Simulation

Catch the Falling Cat

KinematicsProjectile motion

A firefighter's net-launcher aims dead-on at a cat perched on a ledge that drops the instant the net fires; both fall together under gravity, so a direct aim always catches the cat.

Objective

Verify the dead-on-aim invariant — a projectile aimed directly at a freely falling target always intercepts it, because both objects share the same gravitational acceleration g. A firefighter's net is launched at the line-of-sight angle to a cat that drops from a ledge the instant the net fires; the vertical separation between net and cat shrinks identically regardless of the net's launch speed, confirming that gravity acts equally on both.
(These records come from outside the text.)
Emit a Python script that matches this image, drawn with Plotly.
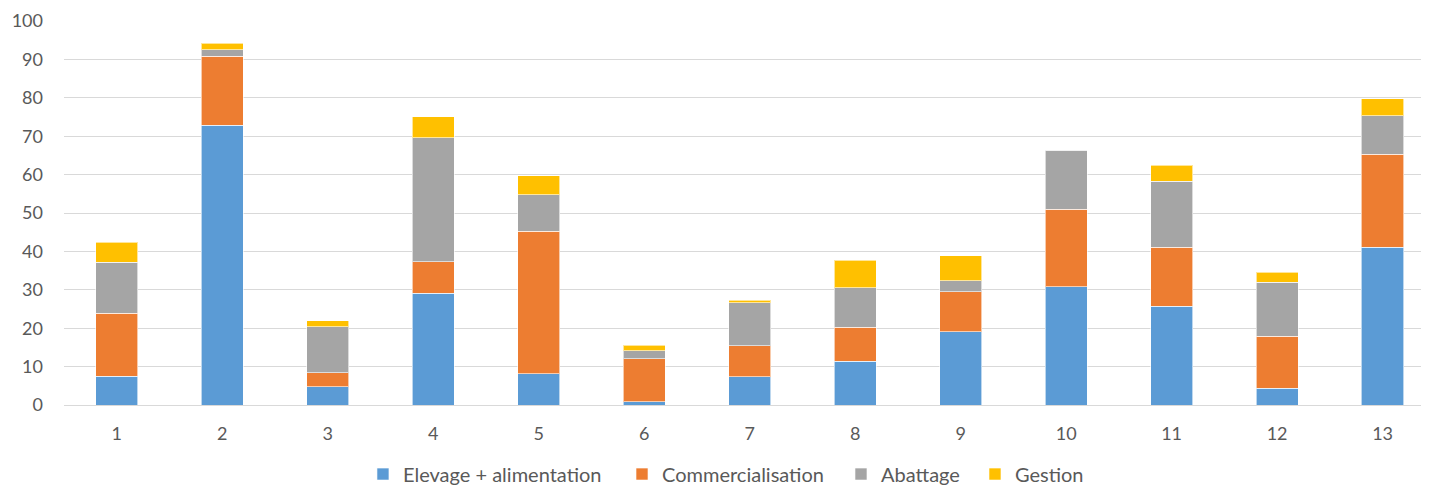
import plotly.graph_objects as go

# values
categories = [str(i) for i in range(1, 14)]
elevage = [7.5, 72.9, 4.7, 29.1, 8.2, 0.9, 7.4, 11.4, 19.1, 30.8, 25.7, 4.4, 41.1]
commercialisation = [16.4, 17.9, 3.7, 8.2, 37.0, 11.1, 8.0, 8.8, 10.4, 20.2, 15.4, 13.5, 24.2]
abattage = [13.3, 1.7, 12.0, 32.3, 9.6, 2.1, 11.2, 10.4, 2.8, 15.3, 17.2, 14.1, 10.0]
gestion = [5.2, 1.7, 1.6, 5.5, 4.9, 1.4, 0.7, 7.1, 6.6, 0.0, 4.1, 2.6, 4.4]
y_ticks = list(range(0, 101, 10))

SERIES = [
    ("Elevage + alimentation", elevage, "#5B9BD5"),
    ("Commercialisation", commercialisation, "#ED7D31"),
    ("Abattage", abattage, "#A5A5A5"),
    ("Gestion", gestion, "#FFC000"),
]
# one legend per series so the entries can be spaced like the original
LEGEND_X = [0.2498, 0.4321, 0.5862, 0.6805]

fig = go.Figure()
legends = {}
for i, (name, vals, colour) in enumerate(SERIES):
    key = "legend" if i == 0 else f"legend{i + 1}"
    fig.add_trace(go.Bar(
        name=name, x=categories, y=vals, legend=key, showlegend=True,
        marker=dict(color=colour, line=dict(color="rgba(255,255,255,0.6)", width=1)),
    ))
    legends[key] = dict(orientation="h", xref="container", yref="container",
                        x=LEGEND_X[i], xanchor="left", y=0.025, yanchor="middle",
                        font=dict(size=20), itemwidth=30, bgcolor="rgba(0,0,0,0)")

# page body has an 8px margin, so the figure is sized to fit inside the window
fig.update_layout(
    width=1421, height=478, showlegend=True,
    barmode="stack", bargap=0.6,
    paper_bgcolor="white", plot_bgcolor="white",
    font=dict(family="Lato, Open Sans, sans-serif", color="#595959", size=18),
    margin=dict(l=56, r=0, t=13, b=81),
    xaxis=dict(type="category", range=[-0.5, 12.44], showgrid=False,
               showline=True, linecolor="#D9D9D9", linewidth=1, ticks="",
               ticklabelstandoff=12),
    yaxis=dict(range=[0, 100], tickvals=y_ticks, showgrid=True, gridcolor="#D9D9D9",
               gridwidth=1, zeroline=False, showline=False, ticks="",
               ticklabelstandoff=20),
    **legends,
)

fig.write_html("out.html")
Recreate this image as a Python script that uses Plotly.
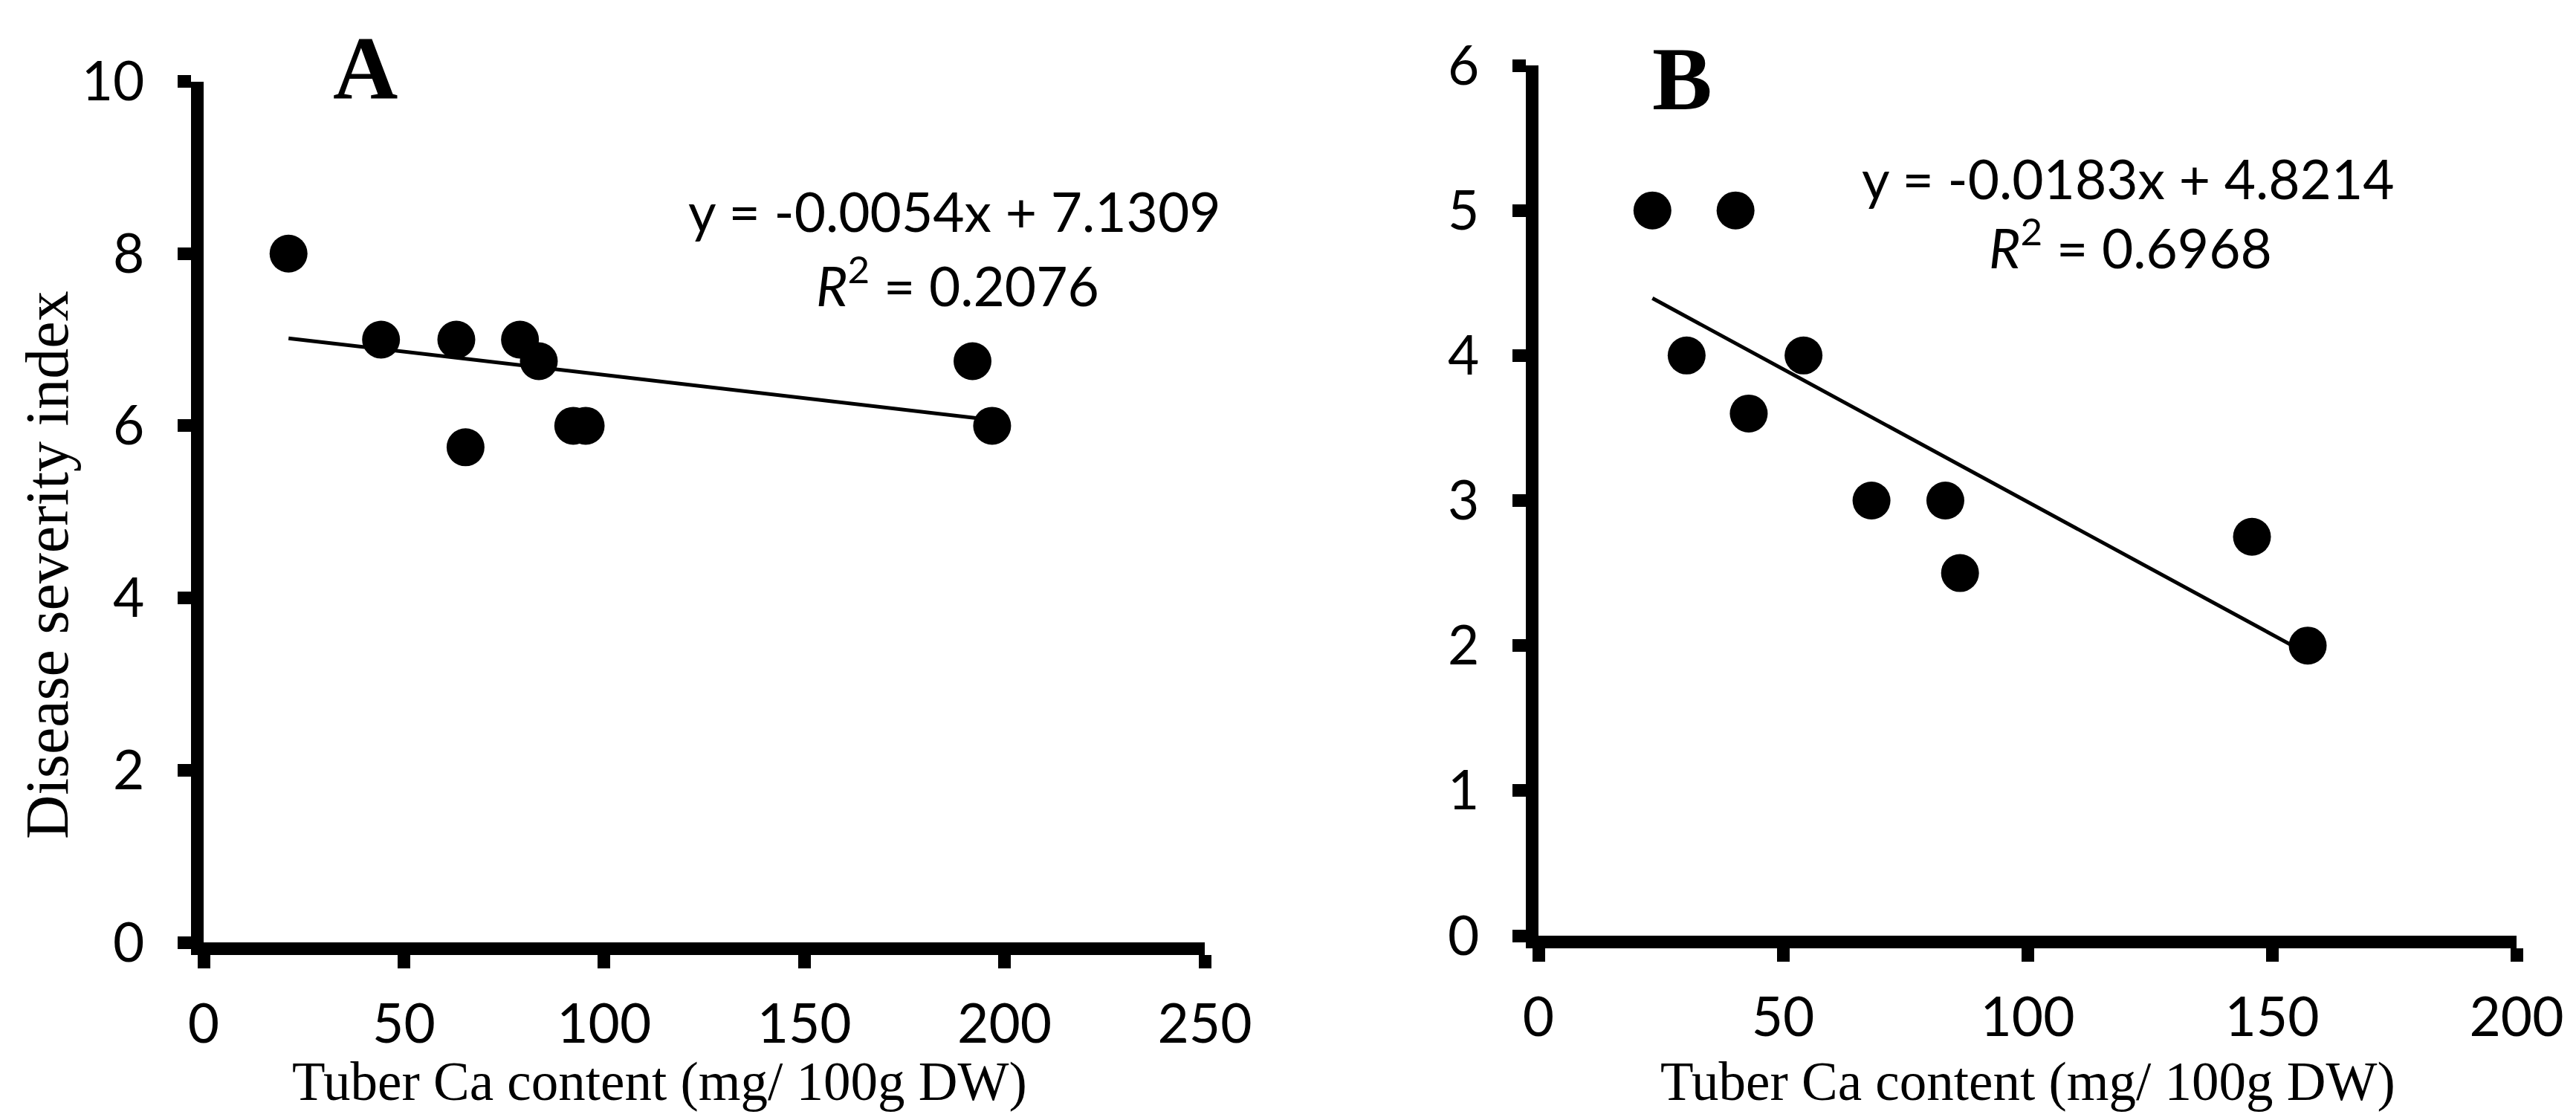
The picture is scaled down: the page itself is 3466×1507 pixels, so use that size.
import plotly.graph_objects as go

W, H = 3466, 1507

# panel A: tuber Ca vs disease severity
ca_a = [21.2, 44.3, 63.1, 65.4, 79.0, 83.7, 92.3, 95.4, 192.0, 196.9]
dsi_a = [8.0, 7.0, 7.0, 5.75, 7.0, 6.75, 6.0, 6.0, 6.75, 6.0]
slope_a, icpt_a, r2_a = -0.0054, 7.1309, 0.2076

# panel B
ca_b = [23.3, 40.3, 30.3, 54.2, 43.0, 68.1, 83.2, 86.2, 145.9, 157.3]
dsi_b = [5.0, 5.0, 4.0, 4.0, 3.6, 3.0, 3.0, 2.5, 2.75, 2.0]
slope_b, icpt_b, r2_b = -0.0183, 4.8214, 0.6968

x_ticks_a = [0, 50, 100, 150, 200, 250]
y_ticks_a = [0, 2, 4, 6, 8, 10]
x_ticks_b = [0, 50, 100, 150, 200]
y_ticks_b = [0, 1, 2, 3, 4, 5, 6]

x_title = "Tuber Ca content (mg/ 100g DW)"
y_title = "Disease severity index"

SANS = "Lato"
SERIF = "Liberation Serif"


def trend(xs, m, b):
    xe = [min(xs), max(xs)]
    return xe, [m * v + b for v in xe]


def eq_text(m, b):
    sign = "+" if b >= 0 else "-"
    return f"y = {m:.4f}x {sign} {abs(b):.4f}"


fig = go.Figure()
fig.add_trace(go.Scatter(x=ca_a, y=dsi_a, mode="markers",
                         marker=dict(size=51, color="black"),
                         xaxis="x", yaxis="y"))
tx, ty = trend(ca_a, slope_a, icpt_a)
fig.add_trace(go.Scatter(x=tx, y=ty, mode="lines",
                         line=dict(color="black", width=5),
                         xaxis="x", yaxis="y"))
fig.add_trace(go.Scatter(x=ca_b, y=dsi_b, mode="markers",
                         marker=dict(size=51, color="black"),
                         xaxis="x2", yaxis="y2"))
tx, ty = trend(ca_b, slope_b, icpt_b)
fig.add_trace(go.Scatter(x=tx, y=ty, mode="lines",
                         line=dict(color="black", width=5),
                         xaxis="x2", yaxis="y2"))

ax = dict(showline=True, linewidth=17, linecolor="black",
          ticks="outside", tickwidth=17, ticklen=18, tickcolor="black",
          showgrid=False, zeroline=False, automargin=False,
          tickfont=dict(family=SANS, size=73, color="black"))
xax = dict(ax, ticklabelstandoff=12)
yax = dict(ax, ticklabelstandoff=30)


def px_x(p):
    return p / W


def px_y(p):
    return 1 - p / H


fig.update_layout(
    width=W, height=H,
    margin=dict(l=0, r=0, t=0, b=0),
    paper_bgcolor="white", plot_bgcolor="white",
    showlegend=False,
    xaxis=dict(xax, domain=[px_x(266), px_x(1613)], range=[0, 250],
               tickvals=x_ticks_a, anchor="y"),
    yaxis=dict(yax, domain=[px_y(1260), px_y(101.5)], range=[0, 10],
               tickvals=y_ticks_a, anchor="x"),
    xaxis2=dict(xax, domain=[px_x(2062), px_x(3378)], range=[0, 200],
                tickvals=x_ticks_b, anchor="y2"),
    yaxis2=dict(yax, domain=[px_y(1251), px_y(80)], range=[0, 6],
                tickvals=y_ticks_b, anchor="x2"),
)


def note(text, x, y, font, size, **kw):
    fig.add_annotation(text=text, x=px_x(x), y=px_y(y), xref="paper", yref="paper",
                       showarrow=False, xanchor="center", yanchor="middle",
                       font=dict(family=font, size=size, color="black"), **kw)


note("<b>A</b>", 483, 83, SERIF, 121)
note("<b>B</b>", 2255, 98, SERIF, 121)
note(eq_text(slope_a, icpt_a), 1276, 276, SANS, 73)
note(f"<i>R</i><sup>2</sup> = {r2_a:.4f}", 1280, 371, SANS, 73)
note(eq_text(slope_b, icpt_b), 2855, 232, SANS, 73)
note(f"<i>R</i><sup>2</sup> = {r2_b:.4f}", 2858, 320, SANS, 73)
note(x_title, 879, 1447, SERIF, 73)
note(x_title, 2720, 1447, SERIF, 73)
note(y_title, 55, 752, SERIF, 82, textangle=-90)

fig.write_html("out.html")
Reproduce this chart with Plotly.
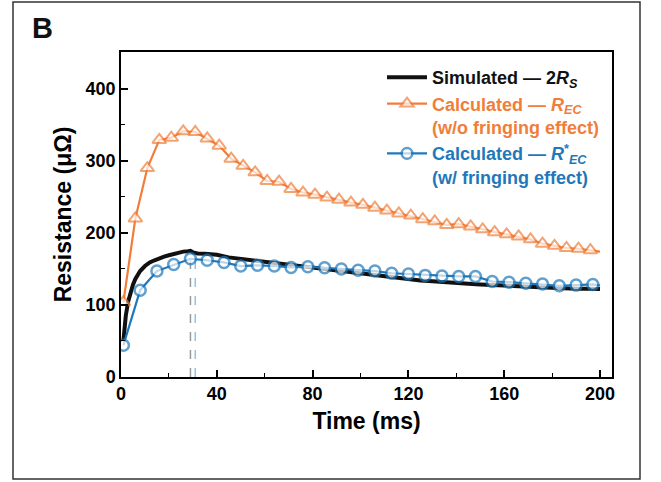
import plotly.graph_objects as go

# ---- data ----
t_sim = [1, 2, 3, 4, 5, 6, 7, 8, 10, 12, 14, 16, 18, 20, 22, 24, 26, 28, 29, 30, 32, 35, 40, 45,
         50, 55, 60, 65, 70, 75, 80, 85, 90, 95, 100, 105, 110, 115, 120, 125, 130, 135, 140,
         145, 150, 155, 160, 165, 170, 175, 180, 185, 190, 195, 200]
r_sim = [50, 85, 105, 118, 128, 136, 142, 147, 154, 159, 162, 165, 167, 169, 171, 173, 174, 174.5,
         175, 173, 171.5, 171, 169.5, 166, 164, 162, 159.5, 157, 155, 153, 151, 149, 147, 145,
         143, 141, 139, 137, 135.5, 134, 133, 131.5, 130.5, 129.5, 128.5, 127.5, 127, 126, 125,
         124.5, 124, 123, 122.5, 122.5, 122]

t_ec = [1, 6, 11, 16, 21, 26, 31, 36, 41, 46, 51, 56, 61, 66, 71, 76, 81, 86, 91, 96, 101, 106,
        111, 116, 121, 126, 131, 136, 141, 146, 151, 156, 161, 166, 171, 176, 181, 186, 191, 196, 200]
r_ec = [104, 220, 290, 329, 332, 341, 340, 331, 321, 303, 293, 284, 272, 271, 261, 256, 253, 249,
        246, 242, 239, 235, 231, 227, 224, 219, 216, 211, 212, 209, 205, 201, 198, 195, 191, 185,
        182, 179, 178, 176, 174]

t_ecf = [1, 8, 15, 22, 29, 36, 43, 50, 57, 64, 71, 78, 85, 92, 99, 106, 113, 120, 127, 134, 141,
         148, 155, 162, 169, 176, 183, 190, 197, 200]
r_ecf = [44, 120.5, 147, 156, 164, 162, 159, 154, 155, 154, 152, 153, 151.5, 150, 148, 147, 144,
         143, 141, 140, 139.5, 139.5, 132.5, 131.6, 130, 129, 126.5, 127.5, 128.4, 127]

# peak markers (dashed guides)
peak_sim_t, peak_sim_r = 29, 175
peak_ecf_t, peak_ecf_r = 31, 163.5

x_ticks = [0, 40, 80, 120, 160, 200]
y_ticks = [0, 100, 200, 300, 400]

BLACK = "#111111"
ORANGE = "#F07E3A"
BLUE = "#1F78BA"
LBLUE = "#8EC3EE"
GRAY = "#9A9A9A"
FONT = "Liberation Sans, Arial, sans-serif"

fig = go.Figure()

# dashed guides
fig.add_trace(go.Scatter(x=[peak_sim_t, peak_sim_t], y=[0, peak_sim_r], mode="lines",
                         line=dict(color=GRAY, width=1.5, dash="dash"), showlegend=False,
                         hoverinfo="skip"))
fig.add_trace(go.Scatter(x=[peak_ecf_t, peak_ecf_t], y=[0, peak_ecf_r], mode="lines",
                         line=dict(color=LBLUE, width=1.5, dash="dash"), showlegend=False,
                         hoverinfo="skip"))

fig.add_trace(go.Scatter(
    x=t_sim, y=r_sim, mode="lines", line=dict(color=BLACK, width=4),
    name="<span style='color:#111111'>Simulated — 2<i>R</i><sub><i>S</i></sub></span>"))

sizes_ec = [12] * (len(t_ec) - 1) + [0]
fig.add_trace(go.Scatter(
    x=t_ec, y=r_ec, mode="lines+markers", line=dict(color=ORANGE, width=2.2),
    marker=dict(symbol="triangle-up", size=sizes_ec, color="white",
                line=dict(color=ORANGE, width=2)),
    name=f"<span style='color:{ORANGE}'>Calculated — <i>R</i><sub><i>EC</i></sub><br>(w/o fringing effect)</span>"))

sizes_ecf = [11] * (len(t_ecf) - 1) + [0]
fig.add_trace(go.Scatter(
    x=t_ecf, y=r_ecf, mode="lines+markers", line=dict(color=BLUE, width=2.2),
    marker=dict(symbol="circle", size=sizes_ecf, color="white",
                line=dict(color=BLUE, width=2.5)),
    name=f"<span style='color:{BLUE}'>Calculated — <i>R</i><sup>*</sup><sub><i>EC</i></sub><br>(w/ fringing effect)</span>"))

L, R, T, B = 121, 49, 52, 105
W, H = 661, 482
pw, ph = W - L - R, H - T - B


def px(x):
    return (x - L) / pw


def py(y):
    return (H - B - y) / ph


fig.update_layout(
    width=W, height=H,
    margin=dict(l=L, r=R, t=T, b=B),
    paper_bgcolor="white", plot_bgcolor="white",
    font=dict(family=FONT, color="black"),
    showlegend=True,
    legend=dict(x=px(382), y=py(59), xanchor="left", yanchor="top",
                bgcolor="rgba(0,0,0,0)", valign="top", tracegroupgap=0,
                font=dict(size=18, family=FONT, weight="bold"), itemwidth=40),
    xaxis=dict(range=[0, 205], tickvals=x_ticks, ticks="inside", ticklen=7, tickwidth=1.5,
               tickcolor="black", showline=True, linecolor="black", linewidth=1.5, mirror=True,
               showgrid=False, zeroline=False,
               tickfont=dict(size=18, family=FONT, weight="bold"),
               minor=dict(ticks="inside", ticklen=4, tickwidth=1.2, dtick=20, tick0=0,
                          tickcolor="black", showgrid=False),
               title=dict(text="Time (ms)", font=dict(size=23, family=FONT, weight="bold"),
                          standoff=10)),
    yaxis=dict(range=[0, 451], tickvals=y_ticks, ticks="inside", ticklen=7, tickwidth=1.5,
               tickcolor="black", showline=True, linecolor="black", linewidth=1.5, mirror=True,
               showgrid=False, zeroline=False,
               tickfont=dict(size=18, family=FONT, weight="bold"),
               minor=dict(ticks="inside", ticklen=4, tickwidth=1.2, dtick=50, tick0=0,
                          tickcolor="black", showgrid=False),
               title=dict(text="Resistance (μΩ)", font=dict(size=23, family=FONT, weight="bold"),
                          standoff=8)),
    shapes=[dict(type="rect", xref="paper", yref="paper", x0=px(13), x1=px(640),
                 y0=py(479), y1=py(2), line=dict(color="#333333", width=1.5),
                 fillcolor="rgba(0,0,0,0)", layer="below")],
    annotations=[dict(text="<b>B</b>", xref="paper", yref="paper", x=px(30), y=py(28),
                      xanchor="left", yanchor="middle", showarrow=False,
                      font=dict(size=29, family=FONT, color="#111111"))],
)

fig.write_html("out.html")
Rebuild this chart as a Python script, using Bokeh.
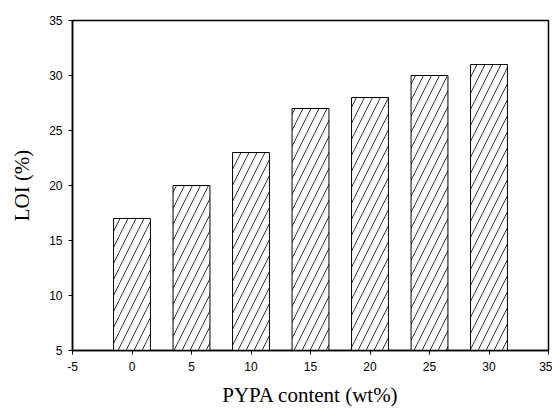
from bokeh.plotting import figure
from bokeh.embed import file_html
from bokeh.resources import INLINE
from bokeh.models import FixedTicker, ColumnDataSource

content = [0, 5, 10, 15, 20, 25, 30]
loi = [17, 20, 23, 27, 28, 30, 31]
x_ticks = [-5, 0, 5, 10, 15, 20, 25, 30, 35]
y_ticks = [5, 10, 15, 20, 25, 30, 35]

src = ColumnDataSource(dict(x=content, top=loi))

p = figure(width=552, height=410, output_backend="svg", toolbar_location=None,
           x_range=(-5, 35), y_range=(5, 35),
           min_border_left=72, min_border_right=4, min_border_top=20, min_border_bottom=60)

p.vbar(x="x", top="top", bottom=5, width=3.1, source=src,
       fill_color="white", line_color="black", line_width=1,
       hatch_pattern="/", hatch_color="black", hatch_weight=0.8, hatch_scale=16)

p.grid.visible = False
p.outline_line_color = "black"
p.outline_line_width = 1.5

for ax in (p.xaxis[0], p.yaxis[0]):
    ax.axis_line_width = 1.5
    ax.axis_line_color = "black"
    ax.major_tick_line_color = "black"
    ax.major_tick_out = 4
    ax.major_tick_in = 0
    ax.minor_tick_line_color = None
    ax.major_label_text_font = "Liberation Sans"
    ax.major_label_text_font_size = "12px"
    ax.major_label_text_color = "black"
    ax.axis_label_text_font = "Liberation Serif"
    ax.axis_label_text_font_style = "normal"
    ax.axis_label_text_font_size = "21px"
    ax.axis_label_text_color = "black"

p.xaxis.ticker = FixedTicker(ticks=x_ticks)
p.yaxis.ticker = FixedTicker(ticks=y_ticks)
p.xaxis.major_label_overrides = {t: str(t) for t in x_ticks}
p.xaxis.axis_label = "PYPA content (wt%)"
p.yaxis.axis_label = "LOI (%)"
p.xaxis.major_label_standoff = 7
p.xaxis.axis_label_standoff = 9
p.yaxis.major_label_standoff = 6
p.yaxis.axis_label_standoff = 12

open("out.html", "w").write(file_html(p, INLINE))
The simulation uses point-mass objects with no air drag.

Setup

  1. On a fresh canvas the third button reads Reset; if earlier attempts are on screen it reads Clear — press Clear to wipe them. Set net speed to 20 m/s and cat height to 25 m with the sliders, then press Start. Watch the net arc toward the falling cat.
  2. Note the Gap readout — it falls from 25.00 m toward 0 as the net closes on the cat. Record the Time readout when the red catch marker appears.
  3. Press Reset — the net's path stays on the canvas as a faded grey ghost. Set net speed to 35 m/s and press Start. The net travels faster and still catches the cat — the Gap still reaches 0, but at a shorter Time. The overlaid paths show the catch happens regardless of speed.
  4. Press Reset. Set net speed to 40 m/s and press Start. The net reaches the cat even faster — the catch marker appears at roughly 0.98 s compared with about 1.95 s at 20 m/s.
  5. Press Reset. Set cat height to 15 m with net speed 20 m/s. Press Start and note the shorter flight time than at 25 m. Press Clear to wipe the board when you are done comparing.
  6. Compare the Time readouts at the catch across speed settings. The catch time scales as t = h / (v · sin θ), confirming the inverse relationship between speed and catch time.

Analytical Prediction

The net is launched at angle θ = arctan(h/d) where h is cat height and d = 30 m is the horizontal distance to the ledge. Both net and cat fall with acceleration g = 9.81 m/s² from the moment of launch. The net catches the cat when it covers the horizontal distance: t_catch = d / (v · cos θ). With v = 20 m/s, h = 25 m, θ = arctan(25/30) ≈ 0.695 rad, cos θ ≈ 0.768:

t_catch=d / (v · cos θ)
=30 / (20 · 0.768)
=30 / 15.36
1.95 s

With v = 40 m/s the catch time shortens to ≈ 0.98 s. The vertical position of both net and cat at t_catch is h − ½ · g · t_catch² below the cat's initial height, confirming they meet at the same altitude regardless of v. At v = 20 m/s, both are at ≈ 6.30 m when the catch occurs.

Results Analysis

Watch the Gap (m) readout — it measures |y_net − y_cat| and must converge toward 0 at the catch. The Net height (m) and Cat height (m) readouts should show matching values at the moment the red catch marker appears. At default settings (v = 20 m/s, h = 25 m) the Time readout at the catch should read approximately 1.95 s. At v = 40 m/s it should read approximately 0.98 s — close to half the 20 m/s value, consistent with the inverse proportionality t_catch ∝ 1/v. With Reset keeping each net path as a faded ghost, overlay several launch speeds: every path closes the Gap to 0, the visual proof that a dead-on aim always catches the falling cat.

Source of Error

The model assumes point-mass objects with no air resistance, no rotation, and no wind. The net is treated as a particle with zero physical size — the 1.5 m catch-detection threshold is a geometric convenience, not a physical net radius. The cat is similarly a point mass. A real net experiences aerodynamic drag that would make it fall faster than the ideal parabola, potentially causing a miss at low launch speeds, and a real cat is an extended body that would not release instantaneously. Because the analytical prediction makes the same idealisations, the residual between predicted and observed catch times is purely numerical, not physical, for this sim.